Stage-Aware Anomaly Detection through Tracking Log Points
We introduce Stage-aware Anomaly Detection (SAAD), a low overhead real-time solution for detecting runtime anomalies in storage systems. Modern storage server architectures are multi-threaded and structured as a set of modules, which we call stages. SAAD leverages this to collect stage-level log summaries at runtime and to perform statistical analysis across stage instances. Stages that generate rare execution flows and/or register unusually high duration for regular flows at run-time indicate anomalies. SAAD makes two key contributions: i) limits the search space for root causes, by pinpointing specific anomalous code stages, and ii) reduces compute and storage requirements for log analysis, while preserving accuracy, through a novel technique based on log summarization. We evaluate SAAD on three distributed storage systems: HBase, Hadoop Distributed File System (HDFS), and Cassandra. We show that, with practically zero overhead, we uncover various anomalies in real-time.

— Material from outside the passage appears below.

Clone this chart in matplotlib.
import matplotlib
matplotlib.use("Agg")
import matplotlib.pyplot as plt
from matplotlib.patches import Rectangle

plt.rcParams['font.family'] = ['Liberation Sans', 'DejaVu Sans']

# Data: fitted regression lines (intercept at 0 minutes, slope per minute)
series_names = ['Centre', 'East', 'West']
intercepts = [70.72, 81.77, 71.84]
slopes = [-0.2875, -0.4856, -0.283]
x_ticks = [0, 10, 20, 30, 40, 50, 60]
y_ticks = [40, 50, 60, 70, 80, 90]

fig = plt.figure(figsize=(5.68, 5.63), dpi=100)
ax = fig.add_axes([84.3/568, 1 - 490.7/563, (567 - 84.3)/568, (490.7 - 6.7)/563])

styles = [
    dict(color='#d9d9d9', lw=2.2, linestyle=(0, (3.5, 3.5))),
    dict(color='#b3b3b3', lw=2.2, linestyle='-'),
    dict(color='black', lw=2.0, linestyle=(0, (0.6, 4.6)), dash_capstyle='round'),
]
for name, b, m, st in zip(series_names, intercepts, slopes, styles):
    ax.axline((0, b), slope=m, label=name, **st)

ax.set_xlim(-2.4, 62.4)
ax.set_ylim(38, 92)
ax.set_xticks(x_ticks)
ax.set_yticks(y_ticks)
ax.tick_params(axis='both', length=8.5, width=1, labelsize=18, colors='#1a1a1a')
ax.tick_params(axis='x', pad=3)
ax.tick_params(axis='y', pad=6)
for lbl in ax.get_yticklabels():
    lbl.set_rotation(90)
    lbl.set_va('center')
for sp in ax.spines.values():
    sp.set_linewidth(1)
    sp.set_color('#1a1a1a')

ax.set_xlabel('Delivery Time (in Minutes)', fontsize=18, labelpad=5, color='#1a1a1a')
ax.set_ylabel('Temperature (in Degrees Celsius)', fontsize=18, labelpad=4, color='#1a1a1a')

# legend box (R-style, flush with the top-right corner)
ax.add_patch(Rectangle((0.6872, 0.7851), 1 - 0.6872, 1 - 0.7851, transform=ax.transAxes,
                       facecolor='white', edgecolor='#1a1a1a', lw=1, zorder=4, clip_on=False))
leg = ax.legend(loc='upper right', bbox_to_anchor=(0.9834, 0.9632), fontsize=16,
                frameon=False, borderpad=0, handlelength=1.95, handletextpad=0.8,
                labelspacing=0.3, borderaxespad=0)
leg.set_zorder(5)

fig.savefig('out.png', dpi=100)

Cristiana Amza is an associate professor in the Department of Electrical and Computer Engineering at University of Toronto. She received her PhD from Rice University. Her research interests are in the design, implementation and evaluation of distributed systems. Her current work focuses on scaling and consistency issues in web server technologies and distributed databases.

Dec 10

Nosayba El-Sayed (Wednesday, 12:00pm, BA5256)

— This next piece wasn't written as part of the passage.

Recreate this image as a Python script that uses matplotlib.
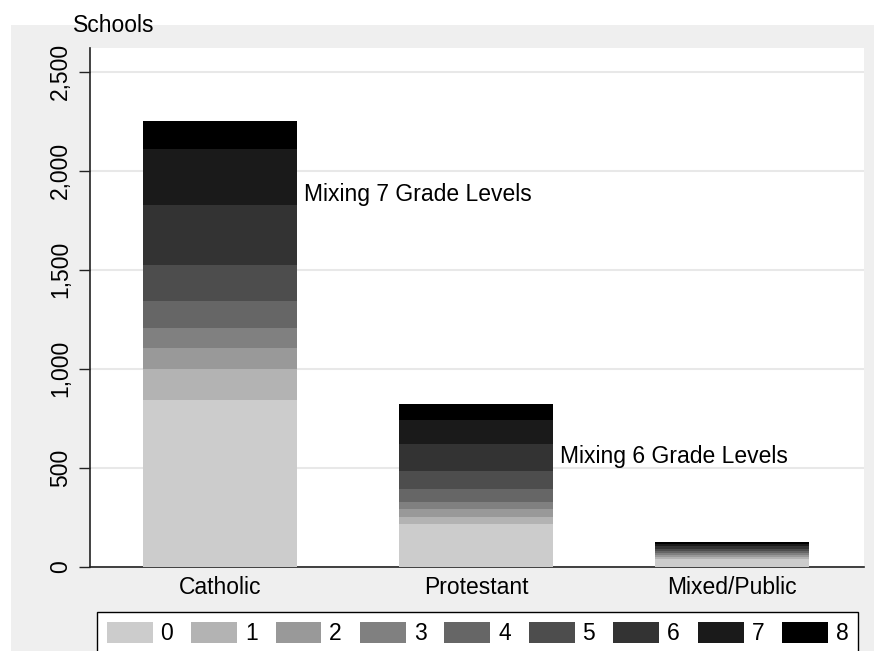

Understanding different design tradeoffs in HPC checkpoint-scheduling policies.
The most commonly used fault tolerance method in HPC systems is “checkpoint/restart”, where an application writes periodic checkpoints of its state to stable storage that it can restart from in the case of a failure. In the first part of this work, our goal is to identify methods for optimizing the checkpointing process that are easy to use in practice and at the same time achieve high quality solutions. We evaluate an array of methods for optimizing the checkpoint interval, some previously known as well as new ones that we propose, using real-world failure logs. We show that a very simple closed-form solution can easily be adapted for use in practice and achieves near-optimal performance.

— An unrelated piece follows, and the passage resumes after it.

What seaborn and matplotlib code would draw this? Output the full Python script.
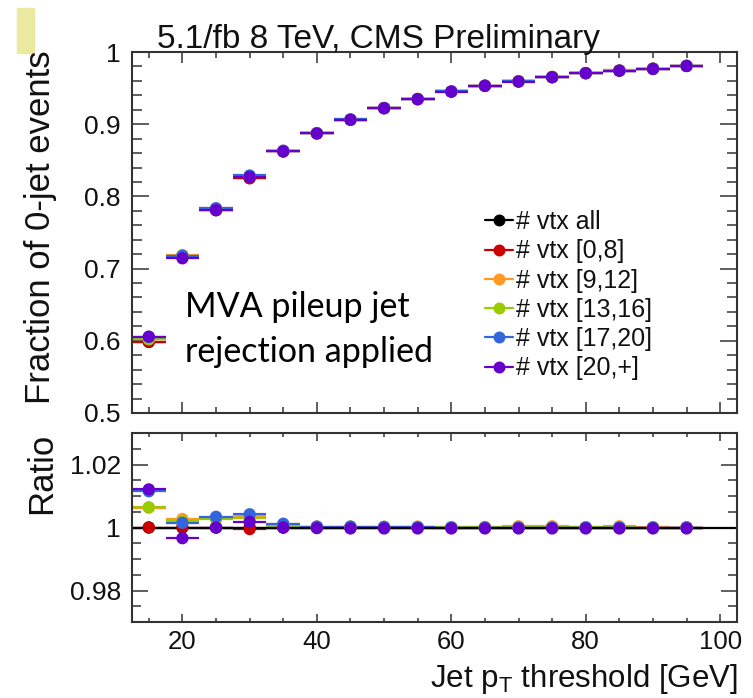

In the second part of this work, we evaluate these methods from an energy point of view. As the scale of HPC clusters continues to grow, their increasing energy consumption is emerging as a serious design concern. Checkpoint scheduling policies have been traditionally optimized and analysed from a performance perspective. Understanding the energy profile of these policies or how to optimize them for energy savings (rather than performance), remain not very well understood. We provide an extensive analysis of the energy/performance tradeoffs associated with various checkpointing policies. We estimate the energy overhead for a given policy, and provide simple formulas to optimize checkpoint scheduling for energy, with or without a bound on runtime. We then evaluate and compare the runtime-optimized and energy-optimized versions of the different methods using trace driven simulations based on failure logs from 10 production HPC clusters. Our results show ample room for achieving high energy savings with a low runtime overhead when using non-constant (adaptive) checkpointing methods that exploit characteristics of HPC failures. We also analyze the impact of energy-optimized checkpointing on the storage subsystem and study how to optimize for energy with a bound on I/O time.


Nosayba El-Sayed a fourth-year PhD student in the Computer Science department at University of Toronto. She is part of the Systems and Networks group, and her advisor is professor Bianca Schroeder.